++++ RECORDS FOR THIS TASK ++++

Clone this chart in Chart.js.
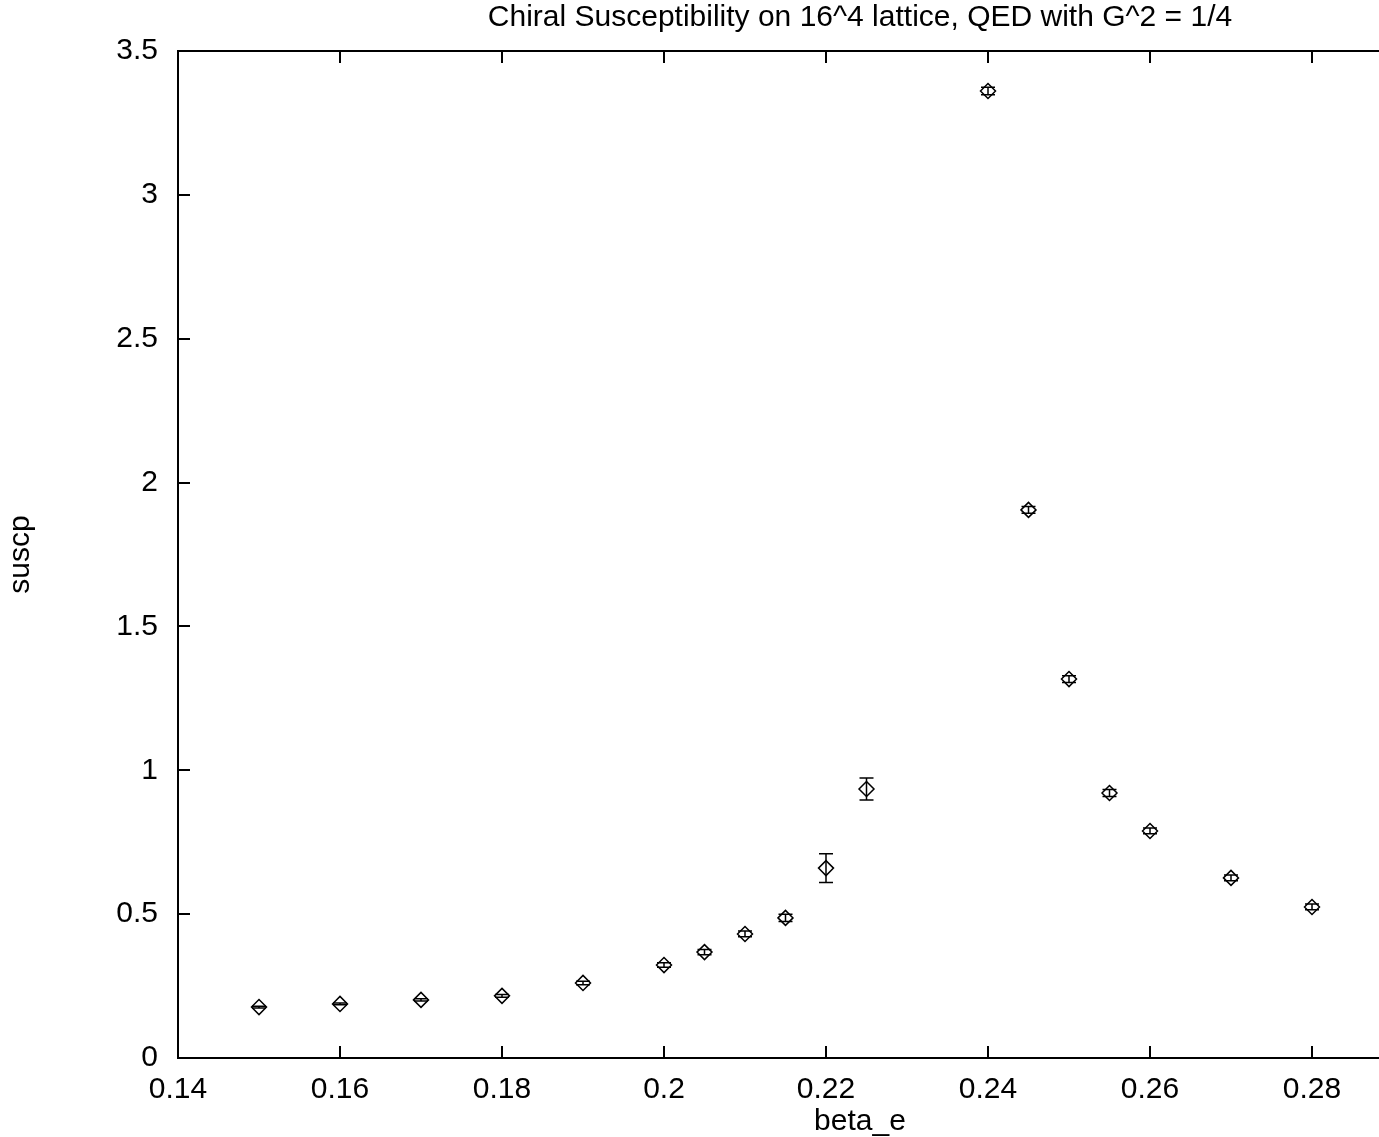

++++
++++ RECORDS FOR THIS TASK ++++

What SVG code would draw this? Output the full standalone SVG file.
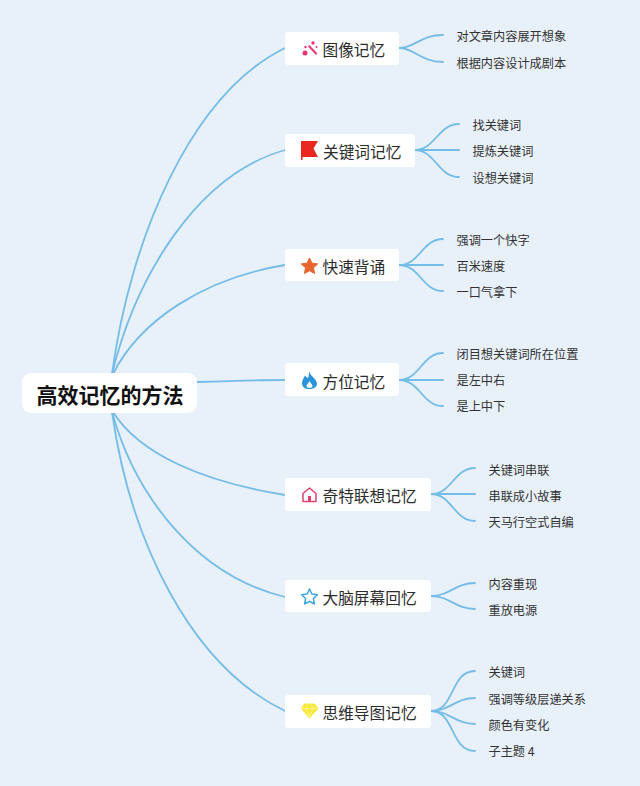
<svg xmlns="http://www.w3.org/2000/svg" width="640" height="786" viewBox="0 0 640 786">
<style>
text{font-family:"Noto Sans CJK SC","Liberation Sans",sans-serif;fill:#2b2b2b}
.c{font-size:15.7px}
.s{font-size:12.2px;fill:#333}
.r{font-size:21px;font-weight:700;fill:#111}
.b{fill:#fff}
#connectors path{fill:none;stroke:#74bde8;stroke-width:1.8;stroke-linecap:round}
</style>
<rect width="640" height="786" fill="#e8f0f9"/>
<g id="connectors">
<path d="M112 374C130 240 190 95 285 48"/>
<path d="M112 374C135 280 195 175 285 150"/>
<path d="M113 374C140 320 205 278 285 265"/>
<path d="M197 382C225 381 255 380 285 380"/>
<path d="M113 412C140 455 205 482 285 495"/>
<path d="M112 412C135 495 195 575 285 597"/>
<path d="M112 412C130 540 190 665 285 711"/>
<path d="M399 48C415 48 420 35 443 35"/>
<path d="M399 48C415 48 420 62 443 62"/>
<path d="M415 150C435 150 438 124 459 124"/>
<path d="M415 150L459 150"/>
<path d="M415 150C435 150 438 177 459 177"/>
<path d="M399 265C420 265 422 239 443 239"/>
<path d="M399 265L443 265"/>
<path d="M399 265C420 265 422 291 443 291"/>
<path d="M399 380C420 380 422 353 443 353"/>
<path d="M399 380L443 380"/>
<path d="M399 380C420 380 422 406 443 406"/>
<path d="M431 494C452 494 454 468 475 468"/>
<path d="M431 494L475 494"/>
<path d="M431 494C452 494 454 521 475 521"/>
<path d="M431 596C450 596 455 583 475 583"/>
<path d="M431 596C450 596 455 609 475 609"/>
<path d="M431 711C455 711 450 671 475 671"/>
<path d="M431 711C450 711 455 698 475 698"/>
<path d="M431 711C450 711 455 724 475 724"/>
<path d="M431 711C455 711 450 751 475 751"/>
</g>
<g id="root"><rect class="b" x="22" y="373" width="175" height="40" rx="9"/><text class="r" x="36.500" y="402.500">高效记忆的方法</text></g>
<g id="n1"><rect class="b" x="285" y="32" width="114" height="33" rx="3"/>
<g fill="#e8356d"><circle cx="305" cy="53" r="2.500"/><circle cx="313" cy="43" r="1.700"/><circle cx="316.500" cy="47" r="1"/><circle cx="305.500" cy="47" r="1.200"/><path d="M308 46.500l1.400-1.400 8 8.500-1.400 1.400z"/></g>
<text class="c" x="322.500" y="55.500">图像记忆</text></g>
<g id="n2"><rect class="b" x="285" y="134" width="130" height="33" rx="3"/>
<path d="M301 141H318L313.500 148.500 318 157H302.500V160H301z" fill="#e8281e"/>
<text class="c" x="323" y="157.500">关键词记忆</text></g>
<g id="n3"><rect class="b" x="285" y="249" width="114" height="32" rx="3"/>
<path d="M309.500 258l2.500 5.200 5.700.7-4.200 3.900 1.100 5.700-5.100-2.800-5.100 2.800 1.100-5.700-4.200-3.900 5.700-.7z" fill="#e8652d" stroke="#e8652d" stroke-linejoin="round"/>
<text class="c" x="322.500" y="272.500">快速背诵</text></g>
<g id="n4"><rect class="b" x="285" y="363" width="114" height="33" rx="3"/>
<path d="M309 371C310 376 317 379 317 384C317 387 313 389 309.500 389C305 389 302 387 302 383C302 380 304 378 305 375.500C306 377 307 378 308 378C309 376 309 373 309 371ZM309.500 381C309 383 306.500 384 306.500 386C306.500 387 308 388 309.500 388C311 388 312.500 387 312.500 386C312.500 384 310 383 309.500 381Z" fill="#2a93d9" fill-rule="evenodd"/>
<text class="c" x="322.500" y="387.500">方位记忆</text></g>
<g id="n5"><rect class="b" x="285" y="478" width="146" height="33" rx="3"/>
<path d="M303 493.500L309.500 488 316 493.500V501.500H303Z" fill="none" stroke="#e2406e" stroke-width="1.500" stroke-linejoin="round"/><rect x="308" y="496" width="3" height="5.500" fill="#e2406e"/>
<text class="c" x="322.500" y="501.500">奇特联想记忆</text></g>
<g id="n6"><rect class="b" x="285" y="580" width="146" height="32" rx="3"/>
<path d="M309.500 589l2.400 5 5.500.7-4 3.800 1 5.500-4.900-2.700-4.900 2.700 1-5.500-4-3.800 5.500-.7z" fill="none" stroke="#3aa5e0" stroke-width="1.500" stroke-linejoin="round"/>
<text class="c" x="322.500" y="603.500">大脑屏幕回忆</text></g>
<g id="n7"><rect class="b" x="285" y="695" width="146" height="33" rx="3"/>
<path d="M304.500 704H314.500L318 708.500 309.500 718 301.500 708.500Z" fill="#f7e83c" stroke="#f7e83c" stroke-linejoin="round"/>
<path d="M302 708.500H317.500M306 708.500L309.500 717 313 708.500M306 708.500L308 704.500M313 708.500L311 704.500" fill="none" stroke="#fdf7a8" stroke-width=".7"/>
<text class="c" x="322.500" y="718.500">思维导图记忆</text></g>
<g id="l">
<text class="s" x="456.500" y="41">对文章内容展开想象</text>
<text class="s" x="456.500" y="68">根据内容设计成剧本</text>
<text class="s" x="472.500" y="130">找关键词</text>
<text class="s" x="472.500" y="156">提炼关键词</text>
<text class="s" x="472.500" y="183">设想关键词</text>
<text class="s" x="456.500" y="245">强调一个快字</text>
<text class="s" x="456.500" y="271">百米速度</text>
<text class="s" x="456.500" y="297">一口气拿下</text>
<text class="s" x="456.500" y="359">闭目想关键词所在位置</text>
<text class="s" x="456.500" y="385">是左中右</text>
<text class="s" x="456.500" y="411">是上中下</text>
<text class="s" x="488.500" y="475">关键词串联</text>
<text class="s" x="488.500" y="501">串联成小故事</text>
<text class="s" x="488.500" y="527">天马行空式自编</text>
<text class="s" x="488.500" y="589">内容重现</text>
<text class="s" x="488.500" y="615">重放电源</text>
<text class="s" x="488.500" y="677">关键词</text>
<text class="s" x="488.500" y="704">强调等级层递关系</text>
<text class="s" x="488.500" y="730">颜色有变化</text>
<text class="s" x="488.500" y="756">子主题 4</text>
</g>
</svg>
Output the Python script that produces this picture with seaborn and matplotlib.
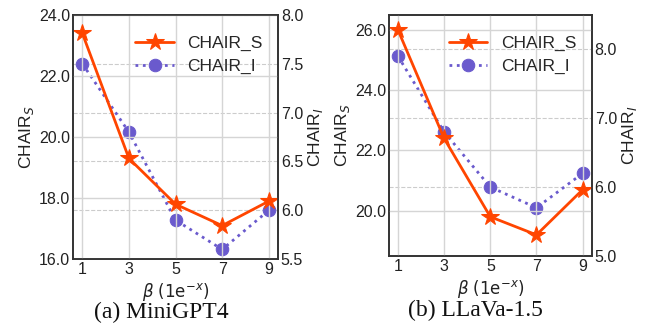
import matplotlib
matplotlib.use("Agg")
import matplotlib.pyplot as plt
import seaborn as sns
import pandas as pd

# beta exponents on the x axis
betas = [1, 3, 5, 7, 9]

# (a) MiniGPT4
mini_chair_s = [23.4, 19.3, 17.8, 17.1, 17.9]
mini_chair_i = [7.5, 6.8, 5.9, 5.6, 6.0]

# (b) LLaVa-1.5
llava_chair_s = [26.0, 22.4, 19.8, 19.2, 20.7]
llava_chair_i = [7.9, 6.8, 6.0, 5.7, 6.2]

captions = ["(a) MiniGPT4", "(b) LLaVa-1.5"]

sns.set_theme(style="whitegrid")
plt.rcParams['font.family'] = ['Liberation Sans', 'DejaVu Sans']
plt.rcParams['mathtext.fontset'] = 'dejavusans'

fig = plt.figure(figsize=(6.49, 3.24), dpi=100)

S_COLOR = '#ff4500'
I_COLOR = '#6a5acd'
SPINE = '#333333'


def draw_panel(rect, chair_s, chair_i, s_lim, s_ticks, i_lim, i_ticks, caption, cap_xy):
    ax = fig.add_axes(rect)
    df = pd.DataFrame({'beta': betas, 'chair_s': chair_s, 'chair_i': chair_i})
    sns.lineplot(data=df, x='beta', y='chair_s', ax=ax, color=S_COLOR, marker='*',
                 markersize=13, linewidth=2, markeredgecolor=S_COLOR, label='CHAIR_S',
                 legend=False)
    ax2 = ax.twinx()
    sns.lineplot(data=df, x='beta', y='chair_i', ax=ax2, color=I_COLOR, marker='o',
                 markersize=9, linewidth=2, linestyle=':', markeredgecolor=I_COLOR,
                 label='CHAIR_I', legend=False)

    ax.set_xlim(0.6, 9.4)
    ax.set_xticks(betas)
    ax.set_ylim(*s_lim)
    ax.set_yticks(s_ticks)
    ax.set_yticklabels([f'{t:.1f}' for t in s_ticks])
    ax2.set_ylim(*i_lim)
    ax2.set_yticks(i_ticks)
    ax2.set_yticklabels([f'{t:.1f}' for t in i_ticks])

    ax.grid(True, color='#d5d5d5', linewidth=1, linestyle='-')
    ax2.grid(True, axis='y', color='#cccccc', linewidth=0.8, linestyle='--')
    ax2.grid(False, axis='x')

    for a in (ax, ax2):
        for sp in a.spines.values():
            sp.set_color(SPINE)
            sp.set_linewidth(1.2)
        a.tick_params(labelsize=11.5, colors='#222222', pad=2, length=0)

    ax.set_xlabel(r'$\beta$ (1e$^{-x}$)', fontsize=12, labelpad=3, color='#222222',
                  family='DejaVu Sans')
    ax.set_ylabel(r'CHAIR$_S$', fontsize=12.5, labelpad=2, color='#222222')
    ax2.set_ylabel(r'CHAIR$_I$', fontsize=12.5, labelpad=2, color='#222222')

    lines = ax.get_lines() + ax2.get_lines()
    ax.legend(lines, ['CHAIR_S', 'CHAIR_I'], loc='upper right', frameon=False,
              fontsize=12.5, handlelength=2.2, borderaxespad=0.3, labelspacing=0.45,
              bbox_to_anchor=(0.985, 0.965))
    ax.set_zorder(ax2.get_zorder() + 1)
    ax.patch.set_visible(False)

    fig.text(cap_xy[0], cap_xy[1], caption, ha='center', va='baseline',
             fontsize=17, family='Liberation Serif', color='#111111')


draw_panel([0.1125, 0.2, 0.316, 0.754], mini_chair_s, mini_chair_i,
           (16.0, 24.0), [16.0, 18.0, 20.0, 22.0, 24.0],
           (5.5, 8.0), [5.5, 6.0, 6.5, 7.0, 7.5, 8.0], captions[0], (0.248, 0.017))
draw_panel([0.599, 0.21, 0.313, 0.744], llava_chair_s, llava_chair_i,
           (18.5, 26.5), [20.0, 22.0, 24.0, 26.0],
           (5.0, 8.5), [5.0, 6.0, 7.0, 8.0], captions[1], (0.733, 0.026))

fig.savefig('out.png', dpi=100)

++++

THE REQUEST: Copy out all lines from the material above that contain the string "matplotlib".

TASK SOLUTION:
Output the Python script that produces this picture with seaborn and matplotlib.
import matplotlib
matplotlib.use("Agg")
import matplotlib.pyplot as plt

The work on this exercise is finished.